The filmmaker has long talked about the huge role his father had played in his life, how he’d inherited his dad’s hypochondria as a kid, and how, during his dad’s long trips to Houston to get checked out by doctors, he’d bring the young Guillermo to translate and reward him by buying him “a $100 bucks’ worth” of comic books. He’s also spoken of his experience when his father was abducted and having to pay the ransom in order to save his life. The older del Toro and his son remained close, and Guillermo was with his father when he died. It was, he admits, a life-changing moment.
“Because it’s one thing to think about your father dying, and another thing to experience it,” del Toro says. “When you find yourself fatherless in the world, you reflect on what it means for you to be a father, a son — a man. And then, how do you express a loss through what you do? It the same question I’ve been asking since doing Hellboy: What makes a man a man? Is it how they start? How they end? That was something we were wrestling with in Nightmare, too.
“But the urgency for that answer increased after my dad went,” he notes. “And the answer is, there is no answer.”
Instead of becoming nihilistic, however, del Toro found this notion gave him hope. Your time here is your time here, period. You can only control how you treat other people, and what you put out in the world. It’s why he could make a movie about a man who eventually accepts his fate while, offscreen, trying to change his own. It is partially why, after years of being a recluse, del Toro decided to become more social; he says he now goes out more with fellow filmmakers and enjoys talking for hours with them about their craft, something he never really indulged in much before. It’s why, after years of throwing himself into his work because “I don’t do well with rest,” he’s trying to enjoy nonwork things a little more. “I’m really intrigued by life now, in a way that I haven’t been the rest of my life.” As for Morgan and del Toro, they were quietly married in May of 2021.
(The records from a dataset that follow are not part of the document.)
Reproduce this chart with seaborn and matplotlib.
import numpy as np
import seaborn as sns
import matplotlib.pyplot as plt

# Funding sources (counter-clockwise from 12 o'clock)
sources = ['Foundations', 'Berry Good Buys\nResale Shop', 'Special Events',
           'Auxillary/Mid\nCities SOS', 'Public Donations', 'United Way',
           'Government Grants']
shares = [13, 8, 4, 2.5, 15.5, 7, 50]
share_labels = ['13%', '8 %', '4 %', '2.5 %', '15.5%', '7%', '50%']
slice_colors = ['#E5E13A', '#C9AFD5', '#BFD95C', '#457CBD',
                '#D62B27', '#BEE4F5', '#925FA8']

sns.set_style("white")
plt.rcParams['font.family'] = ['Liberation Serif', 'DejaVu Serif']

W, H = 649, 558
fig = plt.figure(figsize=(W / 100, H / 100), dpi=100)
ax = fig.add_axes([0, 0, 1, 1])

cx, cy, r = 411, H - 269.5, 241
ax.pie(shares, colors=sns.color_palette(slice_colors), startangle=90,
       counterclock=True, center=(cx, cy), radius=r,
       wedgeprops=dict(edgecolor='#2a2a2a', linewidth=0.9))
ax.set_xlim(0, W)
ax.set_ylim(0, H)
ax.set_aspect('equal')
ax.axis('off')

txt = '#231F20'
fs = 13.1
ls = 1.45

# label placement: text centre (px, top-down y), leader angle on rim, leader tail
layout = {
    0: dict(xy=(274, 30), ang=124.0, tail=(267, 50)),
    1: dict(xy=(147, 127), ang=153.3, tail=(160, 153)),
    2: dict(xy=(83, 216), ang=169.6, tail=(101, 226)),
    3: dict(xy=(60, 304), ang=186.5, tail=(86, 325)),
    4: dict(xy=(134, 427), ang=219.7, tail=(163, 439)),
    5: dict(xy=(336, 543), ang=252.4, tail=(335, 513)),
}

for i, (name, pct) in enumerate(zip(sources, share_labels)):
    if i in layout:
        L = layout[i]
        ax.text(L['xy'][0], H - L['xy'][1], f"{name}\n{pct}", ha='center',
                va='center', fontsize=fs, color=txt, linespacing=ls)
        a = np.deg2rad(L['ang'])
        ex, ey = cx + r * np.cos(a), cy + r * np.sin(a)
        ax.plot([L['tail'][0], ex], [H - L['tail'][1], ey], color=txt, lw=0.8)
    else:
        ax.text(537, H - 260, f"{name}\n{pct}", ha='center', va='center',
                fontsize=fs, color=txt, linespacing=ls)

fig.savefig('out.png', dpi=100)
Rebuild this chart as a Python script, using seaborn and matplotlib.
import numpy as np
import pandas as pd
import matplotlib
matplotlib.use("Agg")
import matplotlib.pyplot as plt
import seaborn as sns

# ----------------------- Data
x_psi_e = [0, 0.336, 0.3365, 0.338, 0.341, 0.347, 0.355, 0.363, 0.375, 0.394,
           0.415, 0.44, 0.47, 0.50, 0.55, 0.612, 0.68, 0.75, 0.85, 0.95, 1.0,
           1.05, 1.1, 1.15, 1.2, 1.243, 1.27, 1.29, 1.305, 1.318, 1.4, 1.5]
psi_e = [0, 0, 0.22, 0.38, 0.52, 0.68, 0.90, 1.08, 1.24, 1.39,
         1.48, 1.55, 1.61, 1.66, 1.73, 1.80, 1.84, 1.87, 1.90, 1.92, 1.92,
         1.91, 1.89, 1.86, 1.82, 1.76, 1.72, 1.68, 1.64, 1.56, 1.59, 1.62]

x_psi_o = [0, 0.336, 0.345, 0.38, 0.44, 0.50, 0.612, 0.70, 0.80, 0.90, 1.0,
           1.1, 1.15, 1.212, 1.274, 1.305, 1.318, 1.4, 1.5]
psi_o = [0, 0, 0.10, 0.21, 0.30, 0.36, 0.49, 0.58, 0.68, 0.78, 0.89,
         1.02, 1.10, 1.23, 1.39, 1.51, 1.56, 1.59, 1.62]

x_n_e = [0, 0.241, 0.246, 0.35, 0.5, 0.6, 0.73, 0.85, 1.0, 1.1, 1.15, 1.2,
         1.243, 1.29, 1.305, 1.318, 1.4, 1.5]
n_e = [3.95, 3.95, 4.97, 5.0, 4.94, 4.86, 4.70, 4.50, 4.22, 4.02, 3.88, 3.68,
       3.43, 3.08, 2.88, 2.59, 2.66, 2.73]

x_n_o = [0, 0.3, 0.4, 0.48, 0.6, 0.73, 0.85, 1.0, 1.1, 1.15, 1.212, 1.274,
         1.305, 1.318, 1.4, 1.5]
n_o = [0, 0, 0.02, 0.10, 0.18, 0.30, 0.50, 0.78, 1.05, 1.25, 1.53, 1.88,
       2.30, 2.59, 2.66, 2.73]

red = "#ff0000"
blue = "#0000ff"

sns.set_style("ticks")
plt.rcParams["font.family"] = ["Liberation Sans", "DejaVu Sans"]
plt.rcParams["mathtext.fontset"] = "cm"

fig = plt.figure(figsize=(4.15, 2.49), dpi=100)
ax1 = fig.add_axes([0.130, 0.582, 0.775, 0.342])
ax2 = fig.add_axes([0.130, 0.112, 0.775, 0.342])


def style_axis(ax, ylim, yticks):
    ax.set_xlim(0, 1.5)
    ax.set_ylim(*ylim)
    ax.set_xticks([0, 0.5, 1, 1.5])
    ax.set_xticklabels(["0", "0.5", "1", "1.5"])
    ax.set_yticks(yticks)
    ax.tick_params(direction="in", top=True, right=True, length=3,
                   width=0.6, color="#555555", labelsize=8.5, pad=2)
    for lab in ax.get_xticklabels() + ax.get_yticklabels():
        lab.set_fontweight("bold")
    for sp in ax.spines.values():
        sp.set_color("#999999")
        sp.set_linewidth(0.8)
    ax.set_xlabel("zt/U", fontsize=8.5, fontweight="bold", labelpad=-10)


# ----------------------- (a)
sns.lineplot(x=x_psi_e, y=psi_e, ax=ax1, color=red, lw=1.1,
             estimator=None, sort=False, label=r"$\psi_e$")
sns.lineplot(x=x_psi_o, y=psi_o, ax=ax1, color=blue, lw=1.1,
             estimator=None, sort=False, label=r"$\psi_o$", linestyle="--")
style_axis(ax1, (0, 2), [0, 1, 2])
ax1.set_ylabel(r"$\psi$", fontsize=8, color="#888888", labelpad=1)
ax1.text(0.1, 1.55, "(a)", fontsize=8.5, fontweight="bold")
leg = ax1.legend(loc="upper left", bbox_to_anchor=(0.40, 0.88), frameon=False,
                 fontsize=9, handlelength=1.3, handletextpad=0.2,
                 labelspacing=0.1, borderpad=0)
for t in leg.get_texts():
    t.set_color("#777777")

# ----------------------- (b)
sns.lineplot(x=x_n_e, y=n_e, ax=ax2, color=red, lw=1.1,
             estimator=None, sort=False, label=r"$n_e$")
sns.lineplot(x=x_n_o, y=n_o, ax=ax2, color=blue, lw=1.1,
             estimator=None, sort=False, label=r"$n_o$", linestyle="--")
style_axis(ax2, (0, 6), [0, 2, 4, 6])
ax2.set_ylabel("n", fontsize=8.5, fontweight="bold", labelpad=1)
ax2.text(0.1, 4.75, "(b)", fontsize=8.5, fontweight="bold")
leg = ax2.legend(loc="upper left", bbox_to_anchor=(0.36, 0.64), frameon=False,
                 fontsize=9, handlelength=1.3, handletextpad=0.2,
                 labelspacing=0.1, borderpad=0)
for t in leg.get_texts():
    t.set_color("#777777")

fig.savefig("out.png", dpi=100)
It’s also partially why he decided to see if he could change his filmmaking style going into Nightmare. You can still find formal flourishes galore (count how many times you see Stanton framed within circles) and the occasional homage (if you can’t place why that carnival’s entry looks somewhat familiar, you may want to revisit Strangers on a Train). But del Toro’s unofficial mantra for what could have been a pulp-fiction-by-numbers was: “I want to do what I don’t do. I wanted to change my instincts as a filmmaker. Could I move the camera without being intrusive? Or not do beauty that looks self-consciously ‘beautiful,’ and do murkiness and grime without over-directing it?”
Or make a movie that plumbs the depth the way Nightmare Alley does, that channels a sense of cynicism without giving in to it altogether. “It’s not a cynical movie,” he says, correcting me. “It’s dark. It’s a little bleak. But it’s not a movie that’s cruel for cruelty’s sake. I don’t think Gresham’s novel is like that. I mean, Gresham is Stanton. We used to say that the story was a biopic of Gresham’s soul. We didn’t want to remake the original movie, but we did want to make something that he would have seen and said, ‘Oh, you get it.’ I mean, there’s a sense of melancholy in Pan’s Labyrinth, but there’s also magic in it, and a lump in your throat by the end of it.
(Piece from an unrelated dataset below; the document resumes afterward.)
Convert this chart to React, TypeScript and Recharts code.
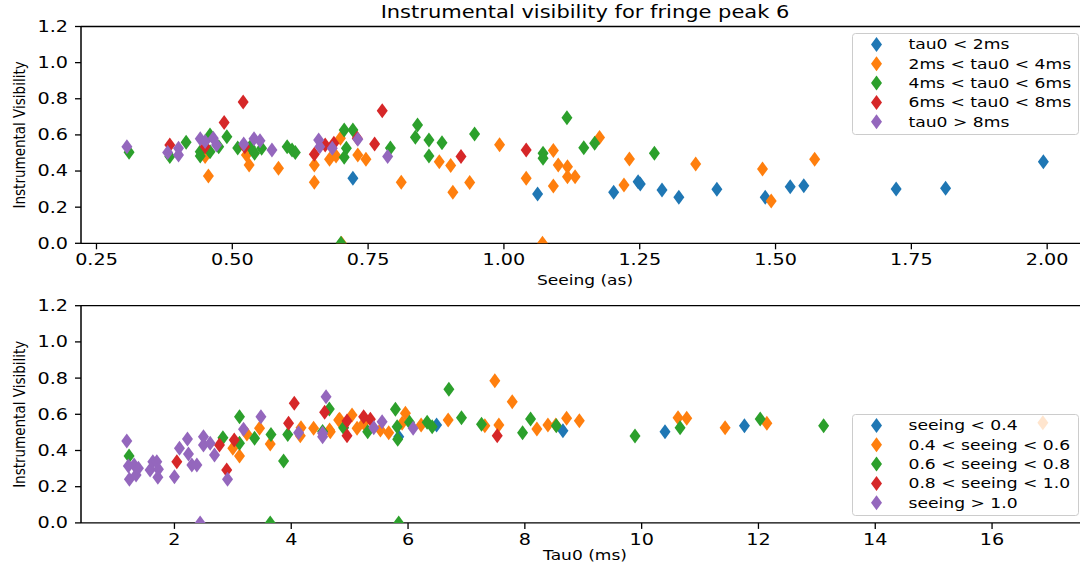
import React from 'react'
import { ScatterChart, Scatter, XAxis, YAxis, ReferenceLine } from 'recharts'

// matplotlib tab10
const COLORS = ['#1f77b4', '#ff7f0e', '#2ca02c', '#d62728', '#9467bd']
const FONT = "'DejaVu Sans', sans-serif"
const SX = 1.2 // the source image is stretched horizontally

// ---- top panel: visibility vs seeing, split by tau0 ----
const topNames = ['tau0 < 2ms', '2ms < tau0 < 4ms', '4ms < tau0 < 6ms', '6ms < tau0 < 8ms', 'tau0 > 8ms']

const tauLt2Seeing = [0.722, 1.062, 1.202, 1.247, 1.251, 1.291, 1.322, 1.392, 1.481, 1.527, 1.552, 1.722, 1.813, 1.993]
const tauLt2Vis = [0.36, 0.273, 0.282, 0.341, 0.328, 0.295, 0.255, 0.299, 0.255, 0.313, 0.319, 0.301, 0.305, 0.452]

const tau2to4Seeing = [0.45, 0.456, 0.526, 0.531, 0.585, 0.651, 0.651, 0.679, 0.691, 0.699, 0.701, 0.731, 0.746, 0.811, 0.881, 0.902, 0.906, 0.937, 0.992, 1.041, 1.071, 1.091, 1.091, 1.1, 1.117, 1.117, 1.131, 1.176, 1.221, 1.231, 1.353, 1.476, 1.492, 1.572]
const tau2to4Vis = [0.48, 0.373, 0.489, 0.434, 0.415, 0.434, 0.338, 0.465, 0.483, 0.581, 0.0, 0.489, 0.465, 0.338, 0.452, 0.43, 0.282, 0.336, 0.546, 0.36, 0.0, 0.513, 0.317, 0.434, 0.424, 0.369, 0.369, 0.585, 0.323, 0.467, 0.439, 0.411, 0.234, 0.465]

const tau4to6Seeing = [0.31, 0.385, 0.415, 0.441, 0.441, 0.459, 0.459, 0.475, 0.49, 0.51, 0.533, 0.541, 0.554, 0.601, 0.61, 0.616, 0.7, 0.706, 0.71, 0.706, 0.722, 0.791, 0.841, 0.837, 0.862, 0.862, 0.886, 0.946, 1.072, 1.072, 1.116, 1.147, 1.167, 1.277]
const tau4to6Vis = [0.504, 0.48, 0.559, 0.507, 0.483, 0.6, 0.507, 0.535, 0.59, 0.528, 0.535, 0.498, 0.526, 0.535, 0.517, 0.502, 0.0, 0.627, 0.526, 0.476, 0.627, 0.528, 0.655, 0.587, 0.572, 0.483, 0.557, 0.605, 0.498, 0.471, 0.695, 0.529, 0.554, 0.498]

const tau6to8Seeing = [0.385, 0.45, 0.485, 0.52, 0.523, 0.651, 0.671, 0.687, 0.73, 0.762, 0.776, 0.921, 1.041]
const tau6to8Vis = [0.544, 0.535, 0.668, 0.782, 0.535, 0.493, 0.544, 0.554, 0.581, 0.55, 0.734, 0.48, 0.517]

const tauGt8Seeing = [0.306, 0.381, 0.401, 0.401, 0.441, 0.45, 0.465, 0.471, 0.521, 0.54, 0.551, 0.573, 0.659, 0.661, 0.684, 0.731, 0.786]
const tauGt8Vis = [0.535, 0.502, 0.526, 0.489, 0.578, 0.563, 0.581, 0.544, 0.55, 0.578, 0.568, 0.517, 0.572, 0.535, 0.526, 0.576, 0.48]

// ---- bottom panel: visibility vs tau0, split by seeing ----
const bottomNames = ['seeing < 0.4', '0.4 < seeing < 0.6', '0.6 < seeing < 0.8', '0.8 < seeing < 1.0', 'seeing > 1.0']

const seeLt04Tau = [5.841, 6.489, 8.652, 10.4, 11.76]
const seeLt04Vis = [0.476, 0.541, 0.509, 0.504, 0.537]

const see04to06Tau = [3.0, 3.114, 3.241, 3.457, 3.64, 4.155, 4.167, 4.383, 4.657, 4.669, 4.812, 4.829, 5.041, 5.127, 5.24, 5.527, 5.669, 5.898, 5.955, 6.224, 6.687, 7.315, 7.486, 7.555, 7.784, 8.206, 8.395, 8.53, 8.715, 8.933, 10.623, 10.772, 11.429, 12.144, 16.87]
const see04to06Vis = [0.412, 0.37, 0.491, 0.523, 0.436, 0.481, 0.526, 0.523, 0.513, 0.504, 0.569, 0.572, 0.596, 0.523, 0.55, 0.513, 0.498, 0.55, 0.606, 0.541, 0.569, 0.537, 0.786, 0.541, 0.67, 0.519, 0.541, 0.541, 0.578, 0.565, 0.581, 0.578, 0.526, 0.55, 0.554]

const see06to08Tau = [1.223, 2.83, 3.114, 3.114, 3.372, 3.64, 3.653, 3.869, 3.94, 4.537, 4.652, 4.897, 5.309, 5.784, 5.813, 5.823, 5.84, 6.025, 6.327, 6.413, 6.699, 6.915, 7.258, 7.961, 8.098, 8.539, 9.886, 10.658, 12.03, 13.116]
const see06to08Vis = [0.37, 0.471, 0.587, 0.44, 0.467, 0.0, 0.489, 0.342, 0.489, 0.505, 0.629, 0.526, 0.504, 0.628, 0.531, 0.462, 0.0, 0.556, 0.556, 0.531, 0.738, 0.581, 0.545, 0.498, 0.574, 0.537, 0.48, 0.526, 0.574, 0.537]

const see08to10Tau = [2.041, 2.771, 2.895, 3.024, 3.954, 4.052, 4.572, 4.955, 4.955, 5.24, 5.355, 7.527]
const see08to10Vis = [0.338, 0.43, 0.292, 0.458, 0.55, 0.661, 0.611, 0.563, 0.482, 0.587, 0.572, 0.482]

const seeGt10Tau = [1.184, 1.211, 1.229, 1.31, 1.343, 1.383, 1.583, 1.63, 1.698, 1.716, 1.726, 2.0, 2.086, 2.223, 2.24, 2.298, 2.384, 2.44, 2.497, 2.497, 2.612, 2.686, 2.909, 3.183, 3.481, 4.126, 4.537, 4.537, 4.596, 5.413, 5.556, 6.087]
const seeGt10Vis = [0.452, 0.314, 0.241, 0.32, 0.264, 0.302, 0.292, 0.338, 0.338, 0.252, 0.296, 0.255, 0.412, 0.464, 0.381, 0.32, 0.32, 0.0, 0.476, 0.43, 0.44, 0.375, 0.241, 0.517, 0.587, 0.498, 0.495, 0.476, 0.697, 0.526, 0.559, 0.523]

const visTicks = [0, 0.2, 0.4, 0.6, 0.8, 1.0, 1.2]
const seeingTicks = [0.25, 0.5, 0.75, 1.0, 1.25, 1.5, 1.75, 2.0]
const tauTicks = [2, 4, 6, 8, 10, 12, 14, 16]

const zip = (xs: number[], ys: number[]) => xs.map((x, i) => ({ x, y: ys[i] }))

const topData = [
  zip(tauLt2Seeing, tauLt2Vis),
  zip(tau2to4Seeing, tau2to4Vis),
  zip(tau4to6Seeing, tau4to6Vis),
  zip(tau6to8Seeing, tau6to8Vis),
  zip(tauGt8Seeing, tauGt8Vis),
]
const bottomData = [
  zip(seeLt04Tau, seeLt04Vis),
  zip(see04to06Tau, see04to06Vis),
  zip(see06to08Tau, see06to08Vis),
  zip(see08to10Tau, see08to10Vis),
  zip(seeGt10Tau, seeGt10Vis),
]

function STxt({ x, y, size, anchor = 'middle', rotate = false, children }: any) {
  return (
    <text
      transform={`translate(${x},${y}) scale(${SX},1)${rotate ? ' rotate(-90)' : ''}`}
      textAnchor={anchor}
      dominantBaseline="central"
      fontSize={size}
      fontFamily={FONT}
      fill="#000"
    >
      {children}
    </text>
  )
}

function diamondPath(cx: number, cy: number) {
  return `M${cx},${cy - 7.5}L${cx + 5.5},${cy}L${cx},${cy + 7.5}L${cx - 5.5},${cy}Z`
}

const Diamond = (props: any) => {
  const { cx, cy, fill } = props
  if (cx == null || cy == null) return <g />
  return <path d={diamondPath(cx, cy)} fill={fill} />
}

function LegendBox({ names, left, top }: { names: string[]; left: number; top: number }) {
  return (
    <div style={{ position: 'absolute', left, top, width: 227, height: 102 }}>
      <svg width={227} height={102}>
        <rect x={0.5} y={0.5} width={226} height={101} rx={3} fill="#fff" fillOpacity={0.8} stroke="#cccccc" />
        {names.map((n, i) => {
          const cy = 11.5 + i * 19.3
          return (
            <g key={n}>
              <path d={diamondPath(24.5, cy)} fill={COLORS[i]} />
              <STxt x={56.5} y={cy} size={14.3} anchor="start">{n}</STxt>
            </g>
          )
        })}
      </svg>
    </div>
  )
}

interface PanelProps {
  top: number
  height: number
  plotTop: number
  plotBottom: number
  labelGap: number
  series: { x: number; y: number }[][]
  xDomain: [number, number]
  xTicks: number[]
  xFmt: (v: number) => string
  xLabel: string
  title?: string
}

function Panel({ top, height, plotTop, plotBottom, labelGap, series, xDomain, xTicks, xFmt, xLabel, title }: PanelProps) {
  const axisH = height - plotBottom
  const midY = (plotTop + plotBottom) / 2
  return (
    <div style={{ position: 'absolute', left: 0, top }}>
      <ScatterChart width={1100} height={height} margin={{ top: plotTop, right: 11, bottom: 0, left: 0 }}>
        <XAxis
          type="number"
          dataKey="x"
          domain={xDomain}
          ticks={xTicks}
          allowDataOverflow
          height={axisH}
          axisLine={{ stroke: '#000', strokeWidth: 1.3 }}
          tickLine={{ stroke: '#000', strokeWidth: 1.3 }}
          tickSize={6}
          tick={(p: any) => <STxt x={p.x} y={p.y + 8.7} size={16}>{xFmt(p.payload.value)}</STxt>}
          label={{ content: () => <STxt x={585} y={plotBottom + labelGap} size={14.2}>{xLabel}</STxt> }}
        />
        <YAxis
          type="number"
          dataKey="y"
          domain={[0, 1.2]}
          ticks={visTicks}
          allowDataOverflow
          width={81}
          axisLine={{ stroke: '#000', strokeWidth: 1.5 }}
          tickLine={{ stroke: '#000', strokeWidth: 1.3 }}
          tickSize={6}
          tick={(p: any) => <STxt x={p.x - 5} y={p.y} size={16} anchor="end">{p.payload.value.toFixed(1)}</STxt>}
          label={{ content: () => <STxt x={20} y={midY} size={13.5} rotate>Instrumental Visibility</STxt> }}
        />
        <ReferenceLine
          y={1.2}
          stroke="#000"
          strokeWidth={1.3}
          label={title ? { content: () => <STxt x={585} y={12} size={17.5}>{title}</STxt> } : undefined}
        />
        {series.map((d, i) => (
          <Scatter key={i} data={d} fill={COLORS[i]} shape={Diamond} isAnimationActive={false} />
        ))}
      </ScatterChart>
    </div>
  )
}

export default function App() {
  return (
    <div style={{ position: 'absolute', left: 0, top: 0, width: 1080, height: 567, overflow: 'hidden', background: '#fff' }}>
      <Panel
        top={0}
        height={300}
        plotTop={26.5}
        plotBottom={243.3}
        labelGap={36.7}
        series={topData}
        xDomain={[0.2215, 2.077]}
        xTicks={seeingTicks}
        xFmt={(v) => v.toFixed(2)}
        xLabel="Seeing (as)"
        title="Instrumental visibility for fringe peak 6"
      />
      <Panel
        top={290}
        height={277}
        plotTop={15.7}
        plotBottom={232.9}
        labelGap={32}
        series={bottomData}
        xDomain={[0.4, 17.66]}
        xTicks={tauTicks}
        xFmt={(v) => String(v)}
        xLabel="Tau0 (ms)"
      />
      <LegendBox names={topNames} left={852} top={33} />
      <LegendBox names={bottomNames} left={852} top={414} />
    </div>
  )
}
“There is no lump in your throat at the end of this one,” he continues with a laugh. “The thing is, you have to be detached to be cynical. I can’t be cynical anymore. I wanted to go for something closer to a broken romanticism.”
And then del Toro smiles that first smile, the one that radiates joy and a profound sense of happiness, and you feel that whatever was broken when he was making this film may have been fixed along the way.